H.P. Bridges Diaphragm Call

A vintage H.P. Bridges ad in Field & Stream.
A vintage H.P. Bridges ad in Field & Stream. Field & Stream

Most hunters, if allowed to take only one call into the woods, would choose a diaphragm mouth call. Portable and hands-free, it can make any sound of the wild turkey if you practice enough. If you don’t practice enough, you can still learn to cluck and yelp passably enough to call in a lot of turkeys with it.

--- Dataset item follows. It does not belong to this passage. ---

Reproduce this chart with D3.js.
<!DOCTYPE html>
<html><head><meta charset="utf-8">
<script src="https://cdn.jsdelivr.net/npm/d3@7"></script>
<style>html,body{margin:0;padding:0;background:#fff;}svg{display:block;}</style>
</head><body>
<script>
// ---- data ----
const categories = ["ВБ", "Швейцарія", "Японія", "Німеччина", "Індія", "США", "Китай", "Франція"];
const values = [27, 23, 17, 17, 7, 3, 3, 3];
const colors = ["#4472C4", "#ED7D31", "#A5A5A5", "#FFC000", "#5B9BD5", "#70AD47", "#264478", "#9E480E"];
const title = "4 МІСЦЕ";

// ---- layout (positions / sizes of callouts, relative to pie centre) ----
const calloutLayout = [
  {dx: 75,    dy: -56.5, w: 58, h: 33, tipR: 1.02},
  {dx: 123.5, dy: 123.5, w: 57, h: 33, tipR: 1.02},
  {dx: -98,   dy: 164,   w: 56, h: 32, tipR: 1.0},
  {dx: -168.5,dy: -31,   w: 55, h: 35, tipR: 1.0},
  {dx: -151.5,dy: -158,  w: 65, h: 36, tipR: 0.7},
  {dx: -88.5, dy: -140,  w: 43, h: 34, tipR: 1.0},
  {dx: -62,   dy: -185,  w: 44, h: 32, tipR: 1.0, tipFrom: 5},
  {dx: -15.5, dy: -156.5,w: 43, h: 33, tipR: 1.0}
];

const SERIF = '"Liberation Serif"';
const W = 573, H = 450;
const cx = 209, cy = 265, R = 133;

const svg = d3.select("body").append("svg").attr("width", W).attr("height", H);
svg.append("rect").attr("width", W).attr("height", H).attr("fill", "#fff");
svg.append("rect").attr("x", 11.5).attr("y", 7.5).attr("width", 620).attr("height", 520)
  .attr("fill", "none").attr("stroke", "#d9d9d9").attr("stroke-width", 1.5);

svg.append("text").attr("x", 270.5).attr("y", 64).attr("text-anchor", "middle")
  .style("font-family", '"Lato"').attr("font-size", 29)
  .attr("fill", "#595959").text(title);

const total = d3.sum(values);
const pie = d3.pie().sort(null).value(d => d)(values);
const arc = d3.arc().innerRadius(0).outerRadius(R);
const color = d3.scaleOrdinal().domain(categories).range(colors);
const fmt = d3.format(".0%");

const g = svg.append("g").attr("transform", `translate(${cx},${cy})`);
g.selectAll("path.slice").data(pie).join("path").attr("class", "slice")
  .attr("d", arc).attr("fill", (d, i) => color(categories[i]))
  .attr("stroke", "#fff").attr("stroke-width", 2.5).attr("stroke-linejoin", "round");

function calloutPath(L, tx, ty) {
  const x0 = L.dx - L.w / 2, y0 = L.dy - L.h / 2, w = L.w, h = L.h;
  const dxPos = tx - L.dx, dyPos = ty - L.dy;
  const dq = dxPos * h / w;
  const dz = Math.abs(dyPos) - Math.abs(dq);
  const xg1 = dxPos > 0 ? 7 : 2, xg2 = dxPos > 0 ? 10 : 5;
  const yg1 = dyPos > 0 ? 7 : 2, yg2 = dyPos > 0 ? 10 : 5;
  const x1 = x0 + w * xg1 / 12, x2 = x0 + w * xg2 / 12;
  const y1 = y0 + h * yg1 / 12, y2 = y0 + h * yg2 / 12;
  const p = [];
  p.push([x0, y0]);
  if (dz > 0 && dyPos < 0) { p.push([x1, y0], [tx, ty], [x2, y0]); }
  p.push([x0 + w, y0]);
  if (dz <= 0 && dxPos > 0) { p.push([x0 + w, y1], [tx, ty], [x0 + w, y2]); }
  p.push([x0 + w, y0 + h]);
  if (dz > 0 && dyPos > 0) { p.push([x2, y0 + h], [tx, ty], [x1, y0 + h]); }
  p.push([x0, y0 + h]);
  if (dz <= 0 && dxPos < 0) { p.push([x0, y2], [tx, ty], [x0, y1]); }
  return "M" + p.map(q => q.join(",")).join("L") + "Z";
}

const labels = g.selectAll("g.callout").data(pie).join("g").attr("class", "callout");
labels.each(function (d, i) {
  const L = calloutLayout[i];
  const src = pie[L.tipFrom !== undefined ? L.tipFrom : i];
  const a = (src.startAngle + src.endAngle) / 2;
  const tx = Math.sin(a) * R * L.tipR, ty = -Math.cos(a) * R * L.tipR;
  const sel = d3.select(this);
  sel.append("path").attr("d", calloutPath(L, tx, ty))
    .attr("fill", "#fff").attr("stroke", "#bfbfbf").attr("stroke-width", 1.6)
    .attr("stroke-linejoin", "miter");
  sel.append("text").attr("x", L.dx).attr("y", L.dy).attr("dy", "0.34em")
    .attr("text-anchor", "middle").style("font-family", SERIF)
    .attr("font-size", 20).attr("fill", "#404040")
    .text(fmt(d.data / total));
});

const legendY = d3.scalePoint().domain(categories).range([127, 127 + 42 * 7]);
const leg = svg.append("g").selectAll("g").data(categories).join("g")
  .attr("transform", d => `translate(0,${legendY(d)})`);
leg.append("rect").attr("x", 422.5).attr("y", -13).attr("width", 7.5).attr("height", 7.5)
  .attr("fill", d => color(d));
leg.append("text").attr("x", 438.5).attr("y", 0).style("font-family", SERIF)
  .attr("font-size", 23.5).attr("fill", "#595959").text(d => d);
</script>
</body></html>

The first mouth calls were leaves, which were likely used by settlers and native Americans. Home-made mouth calls came much later, in the early 20th century, made with lead frames, cloth tape and rubber. The first commercially marketed mouth call was the H.P. Bridges Wild Turkey Call made in Baltimore, Maryland. You could buy one by mail for $1, according to the ad in the February 1923 issue of Field & Stream.

Saunders Striker

Probably the easiest call to learn and the best for making quiet clucks and purrs is the slate call, which works on the same principle as fingernails on a chalkboard. Who knows when the slate call was invented What we do know is that the slate call as we know it owes a debt to Dr. Wade Hampton Saunders of Roanoke, Virginia, who patented a striker in 1912. The pictures and description of Hampton’s striker in the “Official Gazette of the U.S. Patent Office” show it used with a plain piece of slate “held in the hollow of one hand and against one’s thigh in moving frictional contact.”